Hand back each line, unchanged, from the top down to the line where "import * as" sits.

* [Data provided]
━━━━
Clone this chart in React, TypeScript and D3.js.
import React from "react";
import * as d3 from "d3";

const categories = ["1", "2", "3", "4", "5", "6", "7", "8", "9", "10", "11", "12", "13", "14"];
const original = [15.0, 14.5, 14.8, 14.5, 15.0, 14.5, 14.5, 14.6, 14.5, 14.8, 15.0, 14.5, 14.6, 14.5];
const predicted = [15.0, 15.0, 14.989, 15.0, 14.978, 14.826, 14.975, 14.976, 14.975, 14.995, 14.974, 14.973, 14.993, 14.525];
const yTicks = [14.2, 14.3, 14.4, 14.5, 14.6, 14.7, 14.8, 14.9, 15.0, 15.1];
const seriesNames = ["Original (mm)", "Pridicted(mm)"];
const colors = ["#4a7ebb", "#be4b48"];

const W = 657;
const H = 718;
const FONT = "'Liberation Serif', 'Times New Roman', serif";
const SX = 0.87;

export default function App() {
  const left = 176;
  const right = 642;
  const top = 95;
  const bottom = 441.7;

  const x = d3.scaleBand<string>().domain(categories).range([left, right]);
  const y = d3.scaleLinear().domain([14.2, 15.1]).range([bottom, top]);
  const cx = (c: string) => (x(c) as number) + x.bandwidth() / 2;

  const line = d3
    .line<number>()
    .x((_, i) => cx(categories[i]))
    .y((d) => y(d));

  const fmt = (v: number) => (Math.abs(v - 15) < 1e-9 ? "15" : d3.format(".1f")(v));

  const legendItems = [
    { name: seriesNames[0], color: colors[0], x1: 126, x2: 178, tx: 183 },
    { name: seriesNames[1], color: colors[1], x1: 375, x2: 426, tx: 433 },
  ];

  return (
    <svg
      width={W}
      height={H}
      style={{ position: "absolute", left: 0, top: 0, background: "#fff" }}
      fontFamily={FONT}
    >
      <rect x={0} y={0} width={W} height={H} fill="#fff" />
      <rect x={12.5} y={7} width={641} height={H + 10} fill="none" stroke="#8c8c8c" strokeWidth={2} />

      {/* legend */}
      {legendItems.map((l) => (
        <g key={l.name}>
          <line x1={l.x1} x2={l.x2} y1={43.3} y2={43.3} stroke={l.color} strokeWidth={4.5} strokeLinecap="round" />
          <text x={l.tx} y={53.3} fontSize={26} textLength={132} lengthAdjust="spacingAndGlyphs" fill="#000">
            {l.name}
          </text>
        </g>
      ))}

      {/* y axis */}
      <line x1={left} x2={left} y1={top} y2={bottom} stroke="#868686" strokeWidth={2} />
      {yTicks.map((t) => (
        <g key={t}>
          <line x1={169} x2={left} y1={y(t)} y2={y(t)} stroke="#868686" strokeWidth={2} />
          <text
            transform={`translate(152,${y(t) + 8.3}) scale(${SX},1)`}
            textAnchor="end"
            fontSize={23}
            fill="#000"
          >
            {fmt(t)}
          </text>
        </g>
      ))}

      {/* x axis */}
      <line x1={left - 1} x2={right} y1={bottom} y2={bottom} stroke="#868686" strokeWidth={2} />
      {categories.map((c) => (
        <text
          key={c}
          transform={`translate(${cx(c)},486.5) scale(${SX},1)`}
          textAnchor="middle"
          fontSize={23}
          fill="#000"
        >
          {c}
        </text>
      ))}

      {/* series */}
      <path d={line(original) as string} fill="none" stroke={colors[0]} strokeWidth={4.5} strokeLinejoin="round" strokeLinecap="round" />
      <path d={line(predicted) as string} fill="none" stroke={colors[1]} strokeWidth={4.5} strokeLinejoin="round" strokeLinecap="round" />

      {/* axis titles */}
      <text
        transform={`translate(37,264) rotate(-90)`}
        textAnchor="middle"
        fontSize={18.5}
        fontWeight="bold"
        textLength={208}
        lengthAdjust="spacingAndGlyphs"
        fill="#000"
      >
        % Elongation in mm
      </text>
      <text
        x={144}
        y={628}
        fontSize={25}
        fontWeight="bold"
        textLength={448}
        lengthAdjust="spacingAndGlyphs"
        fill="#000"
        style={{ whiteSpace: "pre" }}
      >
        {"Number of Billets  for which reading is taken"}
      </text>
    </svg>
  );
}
━━━━
* [Exercise response]
Clone this chart in React, TypeScript and D3.js.
import React from "react";
import * as d3 from "d3";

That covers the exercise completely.